• TASK TO CARRY OUT:
Transcribe the listing below from its opening line up to and including the line that contains "7.6, 6.9, 6.43];"; reproduce nothing else.

• DATA:
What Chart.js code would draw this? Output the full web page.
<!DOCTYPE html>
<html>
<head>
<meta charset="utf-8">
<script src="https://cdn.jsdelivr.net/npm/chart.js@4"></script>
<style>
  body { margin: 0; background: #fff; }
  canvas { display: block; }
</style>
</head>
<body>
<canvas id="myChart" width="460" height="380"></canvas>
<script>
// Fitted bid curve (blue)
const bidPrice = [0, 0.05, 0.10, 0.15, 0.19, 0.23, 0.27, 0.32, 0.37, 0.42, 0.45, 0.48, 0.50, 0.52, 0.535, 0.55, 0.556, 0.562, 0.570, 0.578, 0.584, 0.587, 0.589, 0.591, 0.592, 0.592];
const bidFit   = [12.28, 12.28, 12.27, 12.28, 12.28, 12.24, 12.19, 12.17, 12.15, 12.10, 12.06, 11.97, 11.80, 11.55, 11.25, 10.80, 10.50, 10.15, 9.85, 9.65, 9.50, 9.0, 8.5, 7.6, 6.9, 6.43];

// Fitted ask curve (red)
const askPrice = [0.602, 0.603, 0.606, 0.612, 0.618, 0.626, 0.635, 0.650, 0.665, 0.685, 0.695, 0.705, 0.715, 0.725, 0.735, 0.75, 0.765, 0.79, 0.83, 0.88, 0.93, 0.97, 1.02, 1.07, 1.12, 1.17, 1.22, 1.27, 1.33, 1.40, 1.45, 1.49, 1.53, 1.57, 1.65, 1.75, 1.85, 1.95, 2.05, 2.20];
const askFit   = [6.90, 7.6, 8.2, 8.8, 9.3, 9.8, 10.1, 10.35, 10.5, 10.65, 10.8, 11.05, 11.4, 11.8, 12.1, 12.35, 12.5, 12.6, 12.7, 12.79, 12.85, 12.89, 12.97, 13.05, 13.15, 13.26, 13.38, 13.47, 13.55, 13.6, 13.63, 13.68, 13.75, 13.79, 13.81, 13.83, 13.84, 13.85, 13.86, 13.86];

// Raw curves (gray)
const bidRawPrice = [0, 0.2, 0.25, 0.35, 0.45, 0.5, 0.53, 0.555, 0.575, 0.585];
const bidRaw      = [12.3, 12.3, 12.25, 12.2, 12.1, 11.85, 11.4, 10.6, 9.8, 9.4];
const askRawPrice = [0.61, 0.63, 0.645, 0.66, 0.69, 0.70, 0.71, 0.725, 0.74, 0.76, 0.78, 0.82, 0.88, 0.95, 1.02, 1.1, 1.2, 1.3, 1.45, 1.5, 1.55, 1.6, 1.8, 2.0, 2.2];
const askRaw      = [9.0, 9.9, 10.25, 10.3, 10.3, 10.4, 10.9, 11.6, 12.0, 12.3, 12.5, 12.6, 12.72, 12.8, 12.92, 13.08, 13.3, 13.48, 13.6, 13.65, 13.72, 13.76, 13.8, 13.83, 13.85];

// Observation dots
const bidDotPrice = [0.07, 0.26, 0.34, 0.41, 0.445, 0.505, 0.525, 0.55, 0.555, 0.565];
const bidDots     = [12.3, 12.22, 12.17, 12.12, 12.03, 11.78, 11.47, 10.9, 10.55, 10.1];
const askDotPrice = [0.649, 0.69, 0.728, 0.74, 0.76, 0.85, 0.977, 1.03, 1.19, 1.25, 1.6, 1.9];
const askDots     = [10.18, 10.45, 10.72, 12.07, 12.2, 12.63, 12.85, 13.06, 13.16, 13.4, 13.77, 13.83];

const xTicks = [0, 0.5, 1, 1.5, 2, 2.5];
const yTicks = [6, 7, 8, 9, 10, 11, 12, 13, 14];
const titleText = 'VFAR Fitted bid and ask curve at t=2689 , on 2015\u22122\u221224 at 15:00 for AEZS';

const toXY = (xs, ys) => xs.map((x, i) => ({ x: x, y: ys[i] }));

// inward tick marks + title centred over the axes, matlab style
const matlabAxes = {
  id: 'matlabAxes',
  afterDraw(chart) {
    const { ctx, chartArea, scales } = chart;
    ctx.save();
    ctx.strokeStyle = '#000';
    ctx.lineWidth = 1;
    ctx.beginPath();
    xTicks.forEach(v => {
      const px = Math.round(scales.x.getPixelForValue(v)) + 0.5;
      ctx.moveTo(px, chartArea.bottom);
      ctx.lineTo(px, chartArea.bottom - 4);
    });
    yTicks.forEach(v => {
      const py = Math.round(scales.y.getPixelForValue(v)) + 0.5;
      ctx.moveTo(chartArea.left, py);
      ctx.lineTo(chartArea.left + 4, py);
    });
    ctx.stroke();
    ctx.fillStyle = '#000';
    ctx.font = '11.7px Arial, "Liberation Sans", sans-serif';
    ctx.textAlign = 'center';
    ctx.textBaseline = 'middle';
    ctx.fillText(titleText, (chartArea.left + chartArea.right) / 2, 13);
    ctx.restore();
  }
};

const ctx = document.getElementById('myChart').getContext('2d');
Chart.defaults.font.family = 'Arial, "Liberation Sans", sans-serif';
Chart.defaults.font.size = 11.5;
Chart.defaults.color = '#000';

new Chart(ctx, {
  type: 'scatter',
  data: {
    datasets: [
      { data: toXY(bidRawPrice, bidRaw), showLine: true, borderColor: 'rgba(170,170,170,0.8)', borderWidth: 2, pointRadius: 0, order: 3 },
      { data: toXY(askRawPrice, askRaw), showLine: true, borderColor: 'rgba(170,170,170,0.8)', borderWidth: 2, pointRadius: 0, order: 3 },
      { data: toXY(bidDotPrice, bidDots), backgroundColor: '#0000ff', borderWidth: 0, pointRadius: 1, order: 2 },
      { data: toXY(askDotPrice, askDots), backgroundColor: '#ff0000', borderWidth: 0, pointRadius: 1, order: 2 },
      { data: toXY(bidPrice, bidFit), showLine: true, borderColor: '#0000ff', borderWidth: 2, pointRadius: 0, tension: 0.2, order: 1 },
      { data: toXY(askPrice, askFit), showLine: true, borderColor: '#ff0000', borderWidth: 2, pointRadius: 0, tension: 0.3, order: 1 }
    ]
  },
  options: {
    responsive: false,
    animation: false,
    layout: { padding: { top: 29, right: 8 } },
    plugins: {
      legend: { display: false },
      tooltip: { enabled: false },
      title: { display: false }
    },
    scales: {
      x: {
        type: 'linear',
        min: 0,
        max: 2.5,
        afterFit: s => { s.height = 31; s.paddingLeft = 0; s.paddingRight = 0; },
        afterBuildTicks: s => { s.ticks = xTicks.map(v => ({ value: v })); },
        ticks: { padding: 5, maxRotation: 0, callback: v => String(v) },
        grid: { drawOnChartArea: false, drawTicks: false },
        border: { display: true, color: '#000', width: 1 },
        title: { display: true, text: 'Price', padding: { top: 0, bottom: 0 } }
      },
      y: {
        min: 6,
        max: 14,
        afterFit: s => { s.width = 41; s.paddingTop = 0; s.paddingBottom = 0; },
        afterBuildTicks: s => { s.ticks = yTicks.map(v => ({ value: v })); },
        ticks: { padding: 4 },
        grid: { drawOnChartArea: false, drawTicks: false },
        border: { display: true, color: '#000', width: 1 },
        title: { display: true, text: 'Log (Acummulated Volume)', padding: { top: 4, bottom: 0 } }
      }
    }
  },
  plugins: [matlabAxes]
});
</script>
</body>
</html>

• THE COMPLETED TASK:
What Chart.js code would draw this? Output the full web page.
<!DOCTYPE html>
<html>
<head>
<meta charset="utf-8">
<script src="https://cdn.jsdelivr.net/npm/chart.js@4"></script>
<style>
  body { margin: 0; background: #fff; }
  canvas { display: block; }
</style>
</head>
<body>
<canvas id="myChart" width="460" height="380"></canvas>
<script>
// Fitted bid curve (blue)
const bidPrice = [0, 0.05, 0.10, 0.15, 0.19, 0.23, 0.27, 0.32, 0.37, 0.42, 0.45, 0.48, 0.50, 0.52, 0.535, 0.55, 0.556, 0.562, 0.570, 0.578, 0.584, 0.587, 0.589, 0.591, 0.592, 0.592];
const bidFit   = [12.28, 12.28, 12.27, 12.28, 12.28, 12.24, 12.19, 12.17, 12.15, 12.10, 12.06, 11.97, 11.80, 11.55, 11.25, 10.80, 10.50, 10.15, 9.85, 9.65, 9.50, 9.0, 8.5, 7.6, 6.9, 6.43];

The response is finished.